Besides, more coincidences are on their way.  It just so happens Magma and Sunspot have been abducted by the same outfit of underground gladiators that tried to trick Dazzler into joining back in Beauty and the Beast. We may be maxing out on the abuse of probability here, but there are bigger fish to fry.  In this recent flurry of crossovers (this is the third in two months, and Secret Wars II will be kicking off once I've choked down another Alpha Flight) it's worth talking for a few moments to talk about some of the perils of a shared universe.

Obviously, I'm fiercely in favour of sandbox settings as a general rule - I would hardly be writing this blog otherwise. That said, there are some obvious disadvantages, which NMU #29 illustrate quite well.  The great advantage of shared universes is that almost no-one remains forgotten forever.  Sooner or later your old favourites will show up again.  The great disadvantage is that when those old favourites do show up, they can be terribly off-model (physically and/or psychologically), have frustratingly minor parts, and then eventually get killed off to generate cheap drama (the ur-example of all this probably being Angelo Torres Espinosa); a particularly galling trick since it pisses off older readers and causes newcomers to wonder what all the fuss is about.  Above all, it means that every character who reaches a satisfying conclusion to their own particular journey will (as Claremont found out to his sorrow with Cyclops) eventually be dragged back into the action as though nothing had changed.

Claremont doesn't kill off any of Dazzler's former comrades here, but otherwise, this is a case in point. Max and Ivich are both very much off-model, for a start.  Max doesn't even get any dialogue here (Axe gets more screen-time despite being the worst villain introduced in an X-book since The Locust); he's just someone for Cannonball to attack when his team's plan of sneaking into the games and having Lila 'port out his friends goes awry.  But why is Max even here?  When last we checked in on the Gladiators (all of three months earlier), he'd decided he'd had enough.  Flynn had been deposed as the Gladiators' commander after Dazzler and Beast humiliated him - with help from Doctor Doom.  Now, he's just back in charge without explanation.  Yes, later issues may explain this (and we should note that Flynn seems to be working for someone else now; a corpulent shadowy figure who recognises the New Mutants on sight), but that doesn't help with the fundamental issue here that Beauty and the Beast - little as I thought of it - came to a coherent, happy ending that Claremont has completely undone so he can engage in his hobby of making people beat each other up with outdated weaponry for no reason.
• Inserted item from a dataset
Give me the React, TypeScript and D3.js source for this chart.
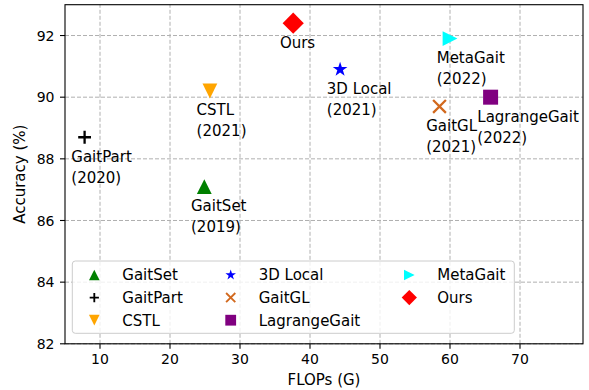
import React from 'react';
import * as d3 from 'd3';

// data
const methods = ['GaitSet', 'GaitPart', 'CSTL', '3D Local', 'GaitGL', 'LagrangeGait', 'MetaGait', 'Ours'];
const years = ['2019', '2020', '2021', '2021', '2021', '2022', '2022', ''];
const flops = [24.9, 7.8, 25.7, 44.3, 58.5, 65.8, 60.0, 37.6];
const accuracy = [87.1, 88.7, 90.2, 90.9, 89.7, 90.0, 91.9, 92.4];
const xTicks = [10, 20, 30, 40, 50, 60, 70];
const yTicks = [82, 84, 86, 88, 90, 92];

// marker style per method
const styles: Record<string, { shape: string; color: string }> = {
  GaitSet: { shape: 'triUp', color: '#008000' },
  GaitPart: { shape: 'plus', color: '#000000' },
  CSTL: { shape: 'triDown', color: '#ffa500' },
  '3D Local': { shape: 'star', color: '#0000ff' },
  GaitGL: { shape: 'x', color: '#d2691e' },
  LagrangeGait: { shape: 'square', color: '#800080' },
  MetaGait: { shape: 'triRight', color: '#00ffff' },
  Ours: { shape: 'diamond', color: '#ff0000' },
};

const W = 589;
const H = 390;
const font = 'DejaVu Sans, sans-serif';

// path for a marker of the given shape, scale k
function markerPath(shape: string, k: number) {
  const p = d3.path();
  const t = 7.4 * k;
  if (shape === 'triUp') {
    p.moveTo(0, -t); p.lineTo(t, t); p.lineTo(-t, t); p.closePath();
  } else if (shape === 'triDown') {
    p.moveTo(0, t); p.lineTo(t, -t); p.lineTo(-t, -t); p.closePath();
  } else if (shape === 'triRight') {
    p.moveTo(t, 0); p.lineTo(-t, -t); p.lineTo(-t, t); p.closePath();
  } else if (shape === 'square') {
    const s = 7.5 * k;
    p.rect(-s, -s, 2 * s, 2 * s);
  } else if (shape === 'diamond') {
    const d = 10.6 * k;
    p.moveTo(0, -d); p.lineTo(d, 0); p.lineTo(0, d); p.lineTo(-d, 0); p.closePath();
  } else if (shape === 'star') {
    const ro = 7.7 * k;
    const ri = ro * 0.381966;
    for (let i = 0; i < 10; i++) {
      const r = i % 2 === 0 ? ro : ri;
      const a = (i * Math.PI) / 5;
      const x = r * Math.sin(a);
      const y = -r * Math.cos(a);
      if (i === 0) p.moveTo(x, y); else p.lineTo(x, y);
    }
    p.closePath();
  } else if (shape === 'plus') {
    const s = 6.4 * k;
    p.moveTo(-s, 0); p.lineTo(s, 0); p.moveTo(0, -s); p.lineTo(0, s);
  } else if (shape === 'x') {
    const s = 6.4 * k;
    p.moveTo(-s, -s); p.lineTo(s, s); p.moveTo(-s, s); p.lineTo(s, -s);
  }
  return p.toString();
}

function Marker({ shape, color, k }: { shape: string; color: string; k: number }) {
  const stroked = shape === 'plus' || shape === 'x';
  return stroked ? (
    <path d={markerPath(shape, k)} fill="none" stroke={color} strokeWidth={2.3 * Math.max(k, 0.8)} />
  ) : (
    <path d={markerPath(shape, k)} fill={color} />
  );
}

export default function App() {
  const x = d3.scaleLinear().domain([5, 79]).range([65, 583]);
  const y = d3.scaleLinear().domain([82, 93]).range([343.8, 4.7]);
  const [x0, x1] = x.range();
  const [y0, y1] = y.range();

  const legendCols = [94.3, 230.7, 409.3];
  const legendRows = [275, 297.6, 320.2];

  return (
    <svg width={W} height={H} style={{ position: 'absolute', left: 0, top: 0, background: '#fff' }}
      fontFamily={font}>
      <rect width={W} height={H} fill="#fff" />

      {/* grid */}
      <g stroke="#b0b0b0" strokeWidth={1} strokeDasharray="4,2">
        {xTicks.map(t => <line key={'gx' + t} x1={x(t)} x2={x(t)} y1={y0} y2={y1} />)}
        {yTicks.map(t => <line key={'gy' + t} x1={x0} x2={x1} y1={y(t)} y2={y(t)} />)}
      </g>

      {/* points and labels */}
      {methods.map((m, i) => {
        const cx = x(flops[i]);
        const cy = y(accuracy[i]);
        return (
          <g key={m}>
            <g transform={`translate(${cx},${cy})`}>
              <Marker shape={styles[m].shape} color={styles[m].color} k={1} />
            </g>
            <text x={cx - 13.3} y={cy + 24.4} fontSize={15} fill="#000">{m}</text>
            {years[i] && (
              <text x={cx - 13.3} y={cy + 45.4} fontSize={15} fill="#000">({years[i]})</text>
            )}
          </g>
        );
      })}

      {/* legend */}
      <rect x={72.3} y={261} width={442} height={72.3} rx={3} fill="#fff" fillOpacity={0.8}
        stroke="#cccccc" strokeWidth={1} />
      {methods.map((m, i) => {
        const lx = legendCols[Math.floor(i / 3)];
        const ly = legendRows[i % 3];
        return (
          <g key={'lg' + m}>
            <g transform={`translate(${lx},${ly})`}>
              <Marker shape={styles[m].shape} color={styles[m].color} k={0.72} />
            </g>
            <text x={lx + 28} y={ly + 5.4} fontSize={15} fill="#000">{m}</text>
          </g>
        );
      })}

      {/* frame */}
      <rect x={x0} y={y1} width={x1 - x0} height={y0 - y1} fill="none" stroke="#000" strokeWidth={1.1} />

      {/* x axis */}
      {xTicks.map(t => (
        <g key={'tx' + t}>
          <line x1={x(t)} x2={x(t)} y1={y0} y2={y0 + 5} stroke="#000" strokeWidth={1.1} />
          <text x={x(t)} y={y0 + 20.5} fontSize={14} textAnchor="middle" fill="#000">{t}</text>
        </g>
      ))}
      <text x={(x0 + x1) / 2} y={385} fontSize={15} textAnchor="middle" fill="#000">FLOPs (G)</text>

      {/* y axis */}
      {yTicks.map(t => (
        <g key={'ty' + t}>
          <line x1={x0 - 5} x2={x0} y1={y(t)} y2={y(t)} stroke="#000" strokeWidth={1.1} />
          <text x={x0 - 10.5} y={y(t) + 5.1} fontSize={14} textAnchor="end" fill="#000">{t}</text>
        </g>
      ))}
      <text transform={`translate(24.5,${(y0 + y1) / 2}) rotate(-90)`} fontSize={15} textAnchor="middle"
        fill="#000">Accuracy (%)</text>
    </svg>
  );
}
(While we're on the subject, I'm not at all convinced anyway by Claremont's portrayal of Dazzler as basically having to fight herself not to become a gladiator again - it was the sense of camaradie and belonging she craved, her taste for the arena faded the moment she realised it wasn't play-fighting - but when you're reading a writer with such a taste for setting up these kinds of matches, having a character admit she's a sniff of blood away from voluntarily trying to murder a stranger, the whole thing takes on a rather unpleasant taste.  Beauty and the Beast isn't ancient history.  It finished three months before this was published, and seeing the degree to which Claremont has twisted its characters and setting to feed what is essentially a fairly throwaway story - the ultimate reveal of the shadowy figure notwithstanding - is frustrating.)

Anyway; Lila orders Guido to get them tickets to the next Gladiator match, but I guess he failed, because they have to bluff their way in (not tricky when one of you is a terrifying demon sorceress). Their charade doesn't last long when Dazzler sees her former friend Ivich about to be killed in the arena; she jumps in to help and the plan is shot.  Fortunately the resulting fracas is ended by the arrival of Magneto.  He's been sent by Xavier to recruit the New Mutants for an upcoming fight with the Beyonder (and just as Mags was getting his Lee Forrester on; how awkward). Sunspot and Magma refuse to abandon the Gladiators, ostensibly because they're being forced to fight with the threat of powerless kids being thrown into the ring in their place should they quit, but also perhaps because they're already on the drug Flynn uses to control recalcitrant employees.  Frustrated, Sam has no choice but to join Magneto and head back to the mansion.  Secret Wars: Round 2 is about to begin...

[1] I can buy that Cannonball's "blasting envelope" can protect him against rapid pressure changes just as it does the frigid air, but when he stops and starts feeling the cold, shouldn't he get the bends as well? It'd be like opening all the windows in a mid-flight 737.

Yes, yes. Complaining about comic science is like wondering why women in porn films never worry about the sexual history of the plumber she fucks before he can so much as check the drains.  Still, though, these are the thoughts that swing through my head.

Clues

Thanks to Illyana's unreliable teleporting abilities, this story takes place over a week (skipping Christmas, as far as I can tell).  We'll kick it off the day after Xavier left for Scotland, so as to give him time to get away from New York before the snow that closes down the airport hits.

Date

Sunday 23nd to Sunday 30th December, 1984

X-Date

X+6Y+296 to X+6Y+304.

Contemporary Events

Sam Peckinpah - one of those people whose work I've only ever seen parodied rather than in its actual form - dies aged 59.

Also:


Standout Line

"That smart mouth is gonna take you far, baby-doll -- like to the Moon!"

Oh, Guido. You hilarious threatener of teenage girls, you.